### TASK DETAILS
Select from the data all lines with the word "matplotlib".

### DATA EXTRACT
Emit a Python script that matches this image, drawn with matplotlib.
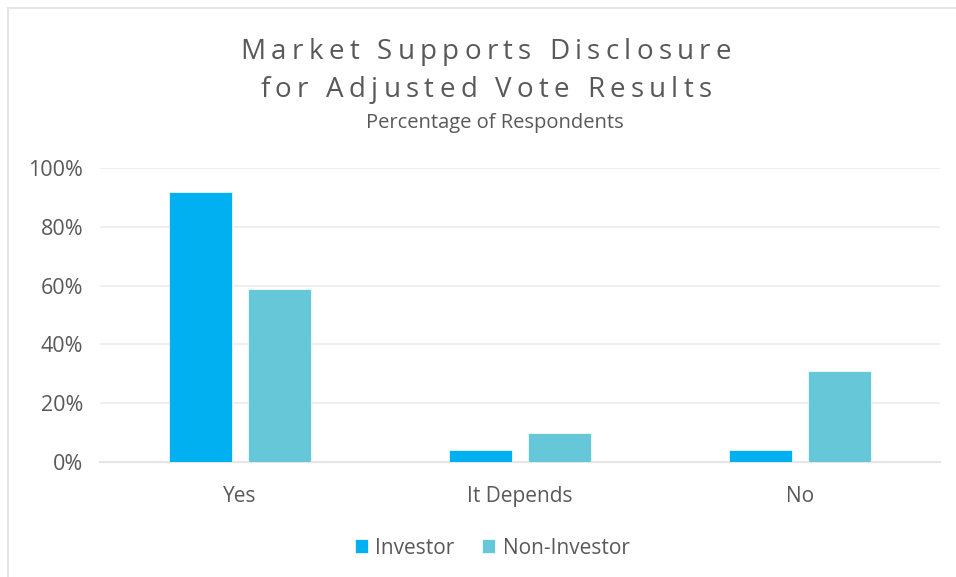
import matplotlib
matplotlib.use("Agg")
import matplotlib.pyplot as plt
import numpy as np
from matplotlib.patches import Rectangle
from matplotlib.ticker import FuncFormatter

categories = ["Yes", "It Depends", "No"]
investor = [92, 4, 4]
non_investor = [59, 10, 31]
series_names = ["Investor", "Non-Investor"]
title_lines = ["Market Supports Disclosure", "for Adjusted Vote Results"]
subtitle = "Percentage of Respondents"

W, H = 956, 577
fig = plt.figure(figsize=(W / 100, H / 100), dpi=100)
plt.rcParams['font.family'] = ['Open Sans', 'DejaVu Sans']
txt = "#595959"

# outer border
fig.patches.append(Rectangle((8 / W, -0.1), 1.2, (H - 8) / H + 0.1, transform=fig.transFigure,
                             fill=False, edgecolor="#e6e6e6", linewidth=1.5))

ax = fig.add_axes([100 / W, 1 - 462 / H, 840 / W, (462 - 168) / H])
x = np.arange(len(categories))
bw = 0.222
off = 0.141
ax.bar(x - off, investor, bw, color="#00B0F0", edgecolor="white", linewidth=0.5, label=series_names[0], zorder=3)
ax.bar(x + off, non_investor, bw, color="#65C7D8", edgecolor="white", linewidth=0.5, label=series_names[1], zorder=3)
ax.set_xlim(-0.5, 2.5)
ax.set_ylim(0, 100)
ax.set_yticks(range(0, 101, 20))
ax.yaxis.set_major_formatter(FuncFormatter(lambda v, p: f"{int(v)}%"))
ax.set_xticks(x)
ax.set_xticklabels(categories)
ax.grid(axis="y", color="#efefef", linewidth=1.5, zorder=0)
for s in ["top", "right", "left"]:
    ax.spines[s].set_visible(False)
ax.spines["bottom"].set_color("#e6e6e6")
ax.spines["bottom"].set_linewidth(1.5)
ax.tick_params(axis="both", length=0, colors=txt)
ax.tick_params(axis="x", pad=17, labelsize=15)
ax.tick_params(axis="y", pad=12, labelsize=15.5)

leg = ax.legend(loc="center", bbox_to_anchor=(492 / W, 1 - 548 / H), bbox_transform=fig.transFigure,
                ncol=2, frameon=False, fontsize=15, handlelength=0.65, handleheight=0.65,
                handletextpad=0.35, columnspacing=1.3)
for t in leg.get_texts():
    t.set_color(txt)

# letter-spaced title
fig.canvas.draw()
renderer = fig.canvas.get_renderer()

def spaced_text(s, yc, size, track):
    widths = []
    for ch in s:
        if ch == " ":
            t = fig.text(0, 0, "a a", fontsize=size)
            t2 = fig.text(0, 0, "aa", fontsize=size)
            w = t.get_window_extent(renderer).width - t2.get_window_extent(renderer).width
            t.remove(); t2.remove()
        else:
            t = fig.text(0, 0, ch, fontsize=size)
            w = t.get_window_extent(renderer).width
            t.remove()
        widths.append(w)
    total = sum(widths) + track * (len(s) - 1)
    xpos = (W - total) / 2 + 8
    for ch, w in zip(s, widths):
        if ch != " ":
            fig.text(xpos / W, yc, ch, fontsize=size, color=txt, ha="left", va="baseline")
        xpos += w + track

spaced_text(title_lines[0], 1 - 59 / H, 20, 5.3)
spaced_text(title_lines[1], 1 - 97 / H, 20, 5.3)
fig.text(495 / W, 1 - 123 / H, subtitle, fontsize=14.5, color=txt, ha="center", va="center")

fig.savefig("out.png", dpi=100)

### WRITTEN SOLUTION
Emit a Python script that matches this image, drawn with matplotlib.
import matplotlib
matplotlib.use("Agg")
import matplotlib.pyplot as plt
from matplotlib.patches import Rectangle
from matplotlib.ticker import FuncFormatter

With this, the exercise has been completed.